When deciding to make a life together with your partner to form a new, blended family, many rewards and challenges lie ahead. A blended family can include your children or your new spouse’s children from a previous relationship. It can take a few years for a blended family to establish itself and function well together. It is normal for the children to feel uncertain about the upcoming changes and how it will affect current relationships with their natural parents.
They will also worry about living with new step-siblings. Planning how your blended family will function before the marriage takes place will give you the best chance of success.
One of the biggest stepfamily challenges involves parenting and discipline. If a couple takes the time to discuss their expectations around parenting and discipline, it can be very helpful. These talks should happen prior to remarrying. You and your spouse need to be specific about your expectations. For example, what the house rules are, who does certain chores and what will rewards or punishments look like. You should also talk about your values, beliefs, and philosophy around both parenting and how to develop a cohesive unit as a step-family.
It is particularly critical that there is consistency in the parenting structure. You want the kids to adjust as smoothly as possible and being consistent will definitely help with that.
Generally, the biological parents should be the ones to take primary responsibility for enforcing rules, with the stepparent acting in a supportive role. You both should always be on the same page as not to unintentionally encourage manipulation among the children. You also do not want to be shocked by anything upon moving in together.
You do not want to discover that the youngest also gets to sleep in your marital bed, meals are in front of the T.V. or the kids can come and go from the house without permission if you are dead set against such things.
Once you have put your parenting structure in order, turning it into a supportive, loving, well-blended home is another task entirely. Do not expect instant "Brady Bunch" harmony. All of you need time together to bond and navigate the new relationships. Remember that you are dealing with children! It is a major expectation of them to do this along with visitation and time-sharing schedules. You should not force these relationships and connections. You can demand respect, civility, and courtesy, but you cannot force the kids to all like their stepsiblings or a stepparent.

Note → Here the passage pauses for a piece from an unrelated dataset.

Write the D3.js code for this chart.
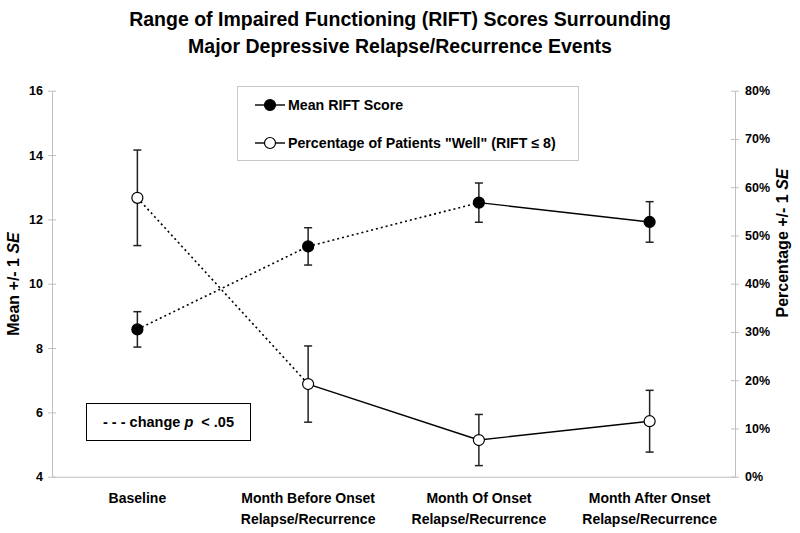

The Kids vs. The New Spouse—A Losing Battle
Who comes first, your kids or your spouse? The answer is both. Just as in your first marriage, both the kids and the primary adult relationship were priorities. You may be divorced because you did not nurture your first marriage. If this was the case, you know the importance of nurturing your new marriage or it will fall apart. When your children see you and your new spouse in a nurturing and loving relationship, this is healthy for them.
However, your kids do not care about your romantic life, and they did not ask for the divorce. That means you must pay attention to their emotional needs and tend to them.
Both you and your spouse have an obligation to make all the kids in the household feel safe and secure. They need to know they can trust you both and go to either of you to talk openly. You should also be checking in with them frequently and not express anger if they are unhappy with some of the new arrangements. Do you best to help each child individually with his or her struggles adjusting to the new household. Depending on the gender and age of the child, each will adjust differently. If you can’t get out of spouse vs. kids power struggles, it’s time to seek help from a family therapist.
Yours, Theirs and Each Other’s
You may decide to have a baby with your new spouse.
This will add another shift in the family dynamics. Do not be surprised if the kids aren't jumping for joy with you. If you have created a stable stepfamily structure, the transition will be easier. But, you are still going to want to prep the kids for what’s happening and tend to their emotions and questions around it. A baby might actually help create closeness and connection between everyone in the stepfamily.
One of the biggest sources of children's problems after a divorce is the failure of parents to keep their negative feelings or disparaging comments about their ex (or their new spouse's ex) to themselves. Keep yourself in check! Kids only feel bad about themselves if you criticize their other parent. They will only feel stress if you two do not get along and fight too.
As great as it would be if your child's homes would be identical, this is entirely unrealistic. Ignore the things that don’t really matter. You should not make an issue of anything that isn’t a safety concern. Your kids will adapt to the rules of each house. Be flexible and reasonable with your ex regarding visitation and time-sharing.
Can't We All Just Get Along?
Recognize that you and your kids still need your own time together. Your kids need to know that the “original family” is still special and not just part of another big group. It’s perfectly okay to do something on your own just with your kids and your spouse should too.
Don’t even try to create perfect equality for all the kids. This is impossible. Be as equal as you can and when you can. Help your children cope with their perception of inequality and the feelings, like jealousy, that might come up. For example, if one of the step-children comes home with a new toy from the other parent, normalize and validate the jealous feelings around this.
On the flip side, don’t try to “buy” your step-children's love or try desperate attempts to get them to like you. This will likely backfire and not work. You also do not need to overindulge your biological children out of “divorce guilt.” By the same token, these are both ineffective parenting strategies.
A blended family is still a family, first and foremost. Nowadays, families come in all shapes, sizes, and styles. What makes a family is more about connection and love between and within dependable relationships than genetics. You may make mistakes that you can learn from. You and your spouse are going through the learning curve together. The better you are at being a partner, parent, and stepparent, the happier and blended the family.